On my test system, I have your PNG saved as sample.png
, and I did a simple load-and-save with the following code and save it as output.png
(inside ipython
)
In [1]: from PIL import Image
In [2]: img = Image.open("sample.png")
In [3]: img.save("output.png")
Now let's look at the differences between their metadata with ImageMagick:
#> diff <(magick identify -verbose output.png) <(magick identify -verbose sample.png)
7c7,9
< Units: Undefined
---
> Resolution: 94.48x94.48
> Print size: 10.8383x10.8383
> Units: PixelsPerCentimeter
74c76,78
< Orientation: Undefined
---
> Orientation: TopLeft
> Profiles:
> Profile-exif: 5218 bytes
76,77c80,81
< date:create: 2022-08-12T21:27:13 00:00
< date:modify: 2022-08-12T21:27:13 00:00
---
> date:create: 2022-08-12T21:23:42 00:00
> date:modify: 2022-08-12T21:23:31 00:00
78a83,85
> exif:ImageDescription: IMGP5493_seamless_2.jpg
> exif:ImageLength: 1024
> exif:ImageWidth: 1024
84a92
> png:pHYs: x_res=9448, y_res=9448, units=1
85a94,95
> png:text: 1 tEXt/zTXt/iTXt chunks were found
> png:text-encoded profiles: 1 were found
86a97
> unknown: nomacs - Image Lounge 3.14
90c101
< Filesize: 933730B
---
> Filesize: 939469B
93c104
< Pixels per second: 42.9936MP
---
> Pixels per second: 43.7861MP
You can see there are metadata differences - PIL didn't retain some of the information when re-saving the image, especially some exif
properties (you can see this PNG was actually converted from a JPG and the EXIF metadata was preserved in the conversion).
However, if you re-save the image with original image's info
data...
In [1]: from PIL import Image
In [2]: img = Image.open("sample.png")
In [3]: img.save("output-with-info.png", info=img.info)
You'll see that the two files are exactly the same again:
❯ sha256sum output.png output-with-info.png
37ad78a7b7000c9430f40d63aa2f0afd2b59ffeeb93285b12bbba9c7c3dec4a2 output.png
37ad78a7b7000c9430f40d63aa2f0afd2b59ffeeb93285b12bbba9c7c3dec4a2 output-with-info.png
Maybe Reducing PNG File Size
While lossless, the PNG format does allow for reducing the size of the image by specifying how aggressive the compression is (there are also more advanced things you could do like specifying a compression dictionary).
PIL exposes these options as optimize
and compress_level
under PNG options.
optimize
If present and true, instructs the PNG writer to make the
output file as small as possible.

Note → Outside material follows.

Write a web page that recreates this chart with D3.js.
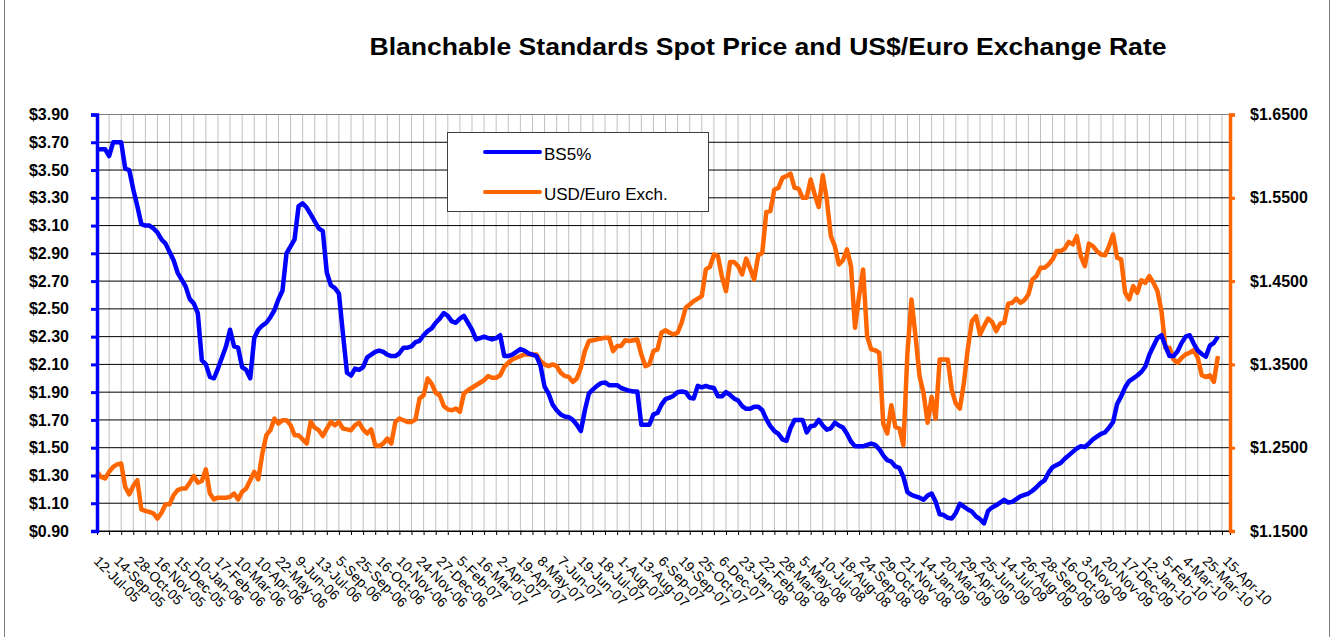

This includes extra
processing in order to find optimal encoder settings.
compress_level
ZLIB compression level, a number between 0 and 9: 1 gives
best speed, 9 gives best compression, 0 gives no
compression at all. Default is 6. When optimize option is
True compress_level has no effect (it is set to 9 regardless
of a value passed).
And seeing it in action...
from PIL import Image
img = Image.open("sample.png")
img.save("optimized.png", optimize=True)
The resulting image I get is about 60K smaller than the original.
❯ ls -lh optimized.png sample.png
-rw-r--r-- 1 wkl staff 843K Aug 12 18:10 optimized.png
-rw-r--r-- 1 wkl staff 918K Aug 12 17:23 sample.png
JPEG File
Now, JPEG is a generationally-lossy image format - as you save it over and over, you will keep losing quality - it doesn't matter if your subsequent generations save it at even higher qualities than the previous ones, you've lost data already from the previous saves.
Note that the likely reason why you saw file sizes balloon if you used quality=100
is because libjpeg
/libjpeg-turbo
(which are the underlying libraries used by PIL for JPEG) do not do certain things when the quality is set that high, I think it doesn't do quantization which is an important step in determining how many bits are needed to compress.